> _DIRECTIONS FOR THIS TASK_:
Omit all images. Transcribe the rest of the material below exactly.

> _GIVEN INFORMATION_:

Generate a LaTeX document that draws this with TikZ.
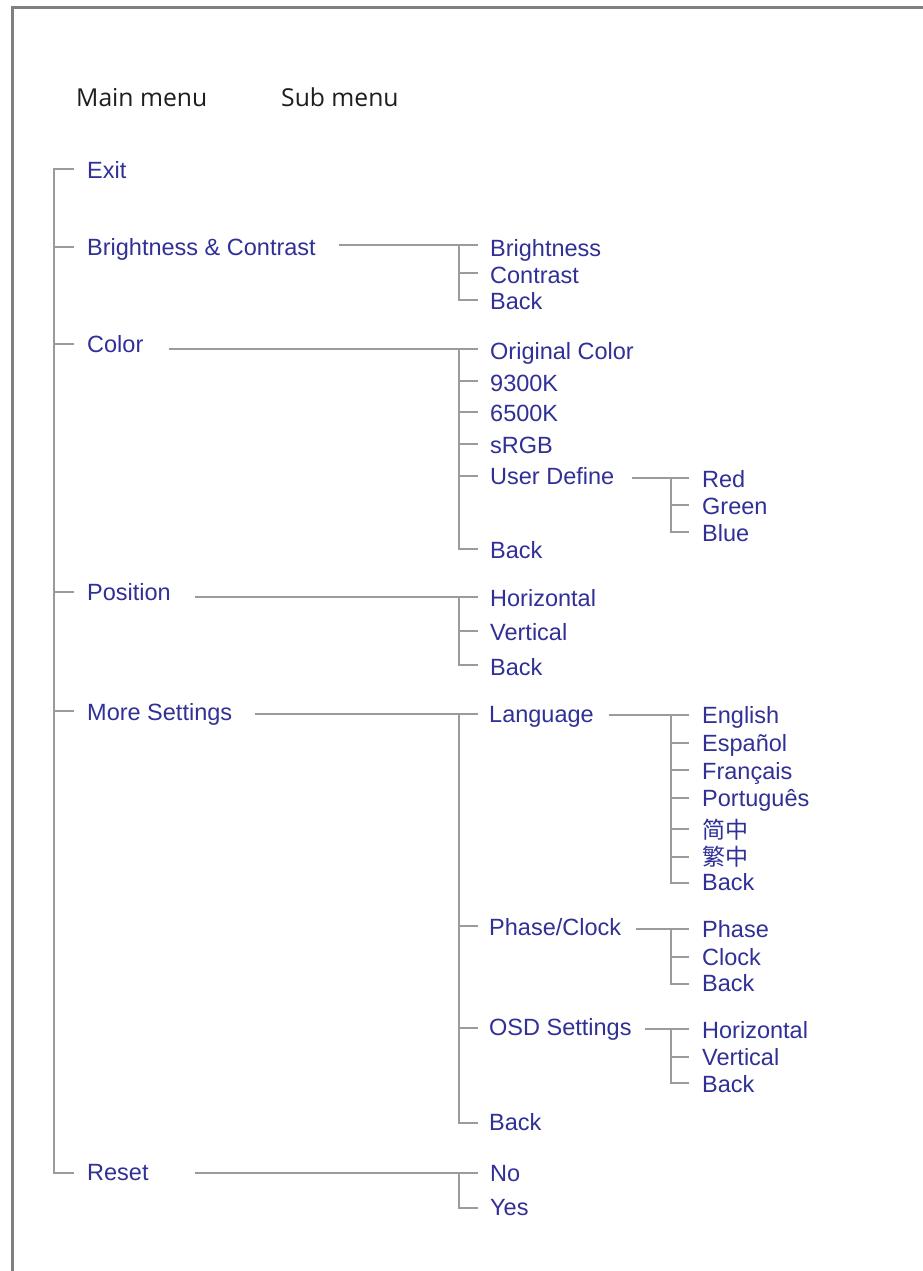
\documentclass[tikz,border=0pt]{standalone}
\usepackage{fontspec}
\setmainfont{Liberation Sans}
\newfontfamily\headfont{Open Sans}
\newfontfamily\cjk{Noto Sans CJK SC}
\definecolor{txtblue}{RGB}{48,48,150}
\definecolor{linegray}{RGB}{155,155,155}
\definecolor{framegray}{RGB}{128,128,128}
\definecolor{headgray}{RGB}{30,30,30}
% name, tick x0, tick x1, text x, tick y, baseline y, text
\newcommand\mitem[7]{%
  \coordinate (#1-a) at (#2,#5);
  \coordinate (#1-b) at (#3,#5);
  \node[lbl] (#1) at (#4,#6) {#7};
  \draw[ln] (#1-a) -- (#1-b);
}
\begin{document}
\begin{tikzpicture}[x=1pt,y=-1pt,
  lbl/.style={inner sep=0pt, anchor=base west, text=txtblue, font=\fontsize{23.5}{26}\selectfont},
  head/.style={inner sep=0pt, anchor=base west, text=headgray, font=\headfont\fontsize{24.7}{27}\selectfont},
  ln/.style={draw=linegray, line width=2.2pt, line cap=rect},
  frame/.style={draw=framegray, line width=3pt}]
\useasboundingbox (0,0) rectangle (923,1271);
\fill[white] (0,0) rectangle (923,1271);
\draw[frame] (12,1271) -- (12,8) -- (923,8);

\node[head] (mainh) at (76,107) {Main menu};
\node[head] (subh) at (281,107) {Sub menu};

% main menu
\mitem{exit}{54}{73}{87}{169}{178}{Exit}
\mitem{bc}{54}{73}{87}{247}{255}{Brightness \& Contrast}
\mitem{color}{54}{73}{87}{344}{352}{Color}
\mitem{pos}{54}{73}{87}{592}{600}{Position}
\mitem{more}{54}{73}{87}{711}{720}{More Settings}
\mitem{reset}{54}{73}{87}{1173}{1180}{Reset}
\draw[ln] (exit-a) -- (reset-a);

% Brightness & Contrast
\mitem{bright}{459}{477}{490}{245}{256}{Brightness}
\mitem{contrast}{459}{477}{490}{273}{283}{Contrast}
\mitem{bback}{459}{477}{490}{300}{309}{Back}
\draw[ln] (bright-a) -- (bback-a);
\coordinate (bc-o) at (340,245);
\draw[ln] (bc-o) -- (bright-b);

% Color
\mitem{orig}{459}{477}{490}{349}{359}{Original Color}
\mitem{k93}{459}{477}{490}{381}{391}{9300K}
\mitem{k65}{459}{477}{490}{412}{421}{6500K}
\mitem{srgb}{459}{477}{490}{444}{453}{sRGB}
\mitem{user}{459}{477}{490}{476}{484}{User Define}
\mitem{cback}{459}{477}{490}{549}{558}{Back}
\draw[ln] (orig-a) -- (cback-a);
\coordinate (color-o) at (170,349);
\draw[ln] (color-o) -- (orig-b);

\mitem{red}{671}{688}{702}{478}{487}{Red}
\mitem{green}{671}{688}{702}{505}{514}{Green}
\mitem{blue}{671}{688}{702}{532}{541}{Blue}
\draw[ln] (red-a) -- (blue-a);
\coordinate (user-o) at (633,478);
\draw[ln] (user-o) -- (red-b);

% Position
\mitem{horiz}{459}{477}{490}{597}{606}{Horizontal}
\mitem{vert}{459}{477}{490}{631}{640}{Vertical}
\mitem{pback}{459}{477}{490}{665}{675}{Back}
\draw[ln] (horiz-a) -- (pback-a);
\coordinate (pos-o) at (196,597);
\draw[ln] (pos-o) -- (horiz-b);

% More Settings
\mitem{lang}{459}{477}{489}{714}{722}{Language}
\mitem{pc}{459}{477}{489}{926}{935}{Phase/Clock}
\mitem{osd}{459}{477}{489}{1028}{1035}{OSD Settings}
\mitem{mback}{459}{477}{489}{1123}{1130}{Back}
\draw[ln] (lang-a) -- (mback-a);
\coordinate (more-o) at (256,714);
\draw[ln] (more-o) -- (lang-b);

\mitem{en}{671}{688}{702}{715}{723}{English}
\mitem{es}{671}{688}{702}{743}{751}{Español}
\mitem{fr}{671}{688}{702}{770}{779}{Français}
\mitem{pt}{671}{688}{702}{798}{806}{Português}
\mitem{zhs}{671}{688}{702}{829}{838}{\cjk\fontsize{23}{26}\selectfont 简中}
\mitem{zht}{671}{688}{702}{857}{865}{\cjk\fontsize{23}{26}\selectfont 繁中}
\mitem{lback}{671}{688}{702}{883}{890}{Back}
\draw[ln] (en-a) -- (lback-a);
\coordinate (lang-o) at (610,715);
\draw[ln] (lang-o) -- (en-b);

\mitem{phase}{671}{688}{702}{929}{937}{Phase}
\mitem{clock}{671}{688}{702}{957}{965}{Clock}
\mitem{pcback}{671}{688}{702}{984}{991}{Back}
\draw[ln] (phase-a) -- (pcback-a);
\coordinate (pc-o) at (637,929);
\draw[ln] (pc-o) -- (phase-b);

\mitem{oh}{671}{688}{702}{1029}{1038}{Horizontal}
\mitem{ov}{671}{688}{702}{1057}{1065}{Vertical}
\mitem{oback}{671}{688}{702}{1083}{1092}{Back}
\draw[ln] (oh-a) -- (oback-a);
\coordinate (osd-o) at (646,1029);
\draw[ln] (osd-o) -- (oh-b);

% Reset
\mitem{no}{459}{477}{490}{1173}{1181}{No}
\mitem{yes}{459}{477}{490}{1208}{1215}{Yes}
\draw[ln] (no-a) -- (yes-a);
\coordinate (reset-o) at (196,1173);
\draw[ln] (reset-o) -- (no-b);
\end{tikzpicture}
\end{document}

> _THE ANSWER_:
Generate a LaTeX document that draws this with TikZ.
\documentclass[tikz,border=0pt]{standalone}
\usepackage{fontspec}
\setmainfont{Liberation Sans}
\newfontfamily\headfont{Open Sans}
\newfontfamily\cjk{Noto Sans CJK SC}
\definecolor{txtblue}{RGB}{48,48,150}
\definecolor{linegray}{RGB}{155,155,155}
\definecolor{framegray}{RGB}{128,128,128}
\definecolor{headgray}{RGB}{30,30,30}
% name, tick x0, tick x1, text x, tick y, baseline y, text
\newcommand\mitem[7]{%
  \coordinate (#1-a) at (#2,#5);
  \coordinate (#1-b) at (#3,#5);
  \node[lbl] (#1) at (#4,#6) {#7};
  \draw[ln] (#1-a) -- (#1-b);
}
\begin{document}
\begin{tikzpicture}[x=1pt,y=-1pt,
  lbl/.style={inner sep=0pt, anchor=base west, text=txtblue, font=\fontsize{23.5}{26}\selectfont},
  head/.style={inner sep=0pt, anchor=base west, text=headgray, font=\headfont\fontsize{24.7}{27}\selectfont},
  ln/.style={draw=linegray, line width=2.2pt, line cap=rect},
  frame/.style={draw=framegray, line width=3pt}]
\useasboundingbox (0,0) rectangle (923,1271);
\fill[white] (0,0) rectangle (923,1271);
\draw[frame] (12,1271) -- (12,8) -- (923,8);

\node[head] (mainh) at (76,107) {Main menu};
\node[head] (subh) at (281,107) {Sub menu};

% main menu
\mitem{exit}{54}{73}{87}{169}{178}{Exit}
\mitem{bc}{54}{73}{87}{247}{255}{Brightness \& Contrast}
\mitem{color}{54}{73}{87}{344}{352}{Color}
\mitem{pos}{54}{73}{87}{592}{600}{Position}
\mitem{more}{54}{73}{87}{711}{720}{More Settings}
\mitem{reset}{54}{73}{87}{1173}{1180}{Reset}
\draw[ln] (exit-a) -- (reset-a);

% Brightness & Contrast
\mitem{bright}{459}{477}{490}{245}{256}{Brightness}
\mitem{contrast}{459}{477}{490}{273}{283}{Contrast}
\mitem{bback}{459}{477}{490}{300}{309}{Back}
\draw[ln] (bright-a) -- (bback-a);
\coordinate (bc-o) at (340,245);
\draw[ln] (bc-o) -- (bright-b);

% Color
\mitem{orig}{459}{477}{490}{349}{359}{Original Color}
\mitem{k93}{459}{477}{490}{381}{391}{9300K}
\mitem{k65}{459}{477}{490}{412}{421}{6500K}
\mitem{srgb}{459}{477}{490}{444}{453}{sRGB}
\mitem{user}{459}{477}{490}{476}{484}{User Define}
\mitem{cback}{459}{477}{490}{549}{558}{Back}
\draw[ln] (orig-a) -- (cback-a);
\coordinate (color-o) at (170,349);
\draw[ln] (color-o) -- (orig-b);

\mitem{red}{671}{688}{702}{478}{487}{Red}
\mitem{green}{671}{688}{702}{505}{514}{Green}
\mitem{blue}{671}{688}{702}{532}{541}{Blue}
\draw[ln] (red-a) -- (blue-a);
\coordinate (user-o) at (633,478);
\draw[ln] (user-o) -- (red-b);

% Position
\mitem{horiz}{459}{477}{490}{597}{606}{Horizontal}
\mitem{vert}{459}{477}{490}{631}{640}{Vertical}
\mitem{pback}{459}{477}{490}{665}{675}{Back}
\draw[ln] (horiz-a) -- (pback-a);
\coordinate (pos-o) at (196,597);
\draw[ln] (pos-o) -- (horiz-b);

% More Settings
\mitem{lang}{459}{477}{489}{714}{722}{Language}
\mitem{pc}{459}{477}{489}{926}{935}{Phase/Clock}
\mitem{osd}{459}{477}{489}{1028}{1035}{OSD Settings}
\mitem{mback}{459}{477}{489}{1123}{1130}{Back}
\draw[ln] (lang-a) -- (mback-a);
\coordinate (more-o) at (256,714);
\draw[ln] (more-o) -- (lang-b);

\mitem{en}{671}{688}{702}{715}{723}{English}
\mitem{es}{671}{688}{702}{743}{751}{Español}
\mitem{fr}{671}{688}{702}{770}{779}{Français}
\mitem{pt}{671}{688}{702}{798}{806}{Português}
\mitem{zhs}{671}{688}{702}{829}{838}{\cjk\fontsize{23}{26}\selectfont 简中}
\mitem{zht}{671}{688}{702}{857}{865}{\cjk\fontsize{23}{26}\selectfont 繁中}
\mitem{lback}{671}{688}{702}{883}{890}{Back}
\draw[ln] (en-a) -- (lback-a);
\coordinate (lang-o) at (610,715);
\draw[ln] (lang-o) -- (en-b);

\mitem{phase}{671}{688}{702}{929}{937}{Phase}
\mitem{clock}{671}{688}{702}{957}{965}{Clock}
\mitem{pcback}{671}{688}{702}{984}{991}{Back}
\draw[ln] (phase-a) -- (pcback-a);
\coordinate (pc-o) at (637,929);
\draw[ln] (pc-o) -- (phase-b);

\mitem{oh}{671}{688}{702}{1029}{1038}{Horizontal}
\mitem{ov}{671}{688}{702}{1057}{1065}{Vertical}
\mitem{oback}{671}{688}{702}{1083}{1092}{Back}
\draw[ln] (oh-a) -- (oback-a);
\coordinate (osd-o) at (646,1029);
\draw[ln] (osd-o) -- (oh-b);

% Reset
\mitem{no}{459}{477}{490}{1173}{1181}{No}
\mitem{yes}{459}{477}{490}{1208}{1215}{Yes}
\draw[ln] (no-a) -- (yes-a);
\coordinate (reset-o) at (196,1173);
\draw[ln] (reset-o) -- (no-b);
\end{tikzpicture}
\end{document}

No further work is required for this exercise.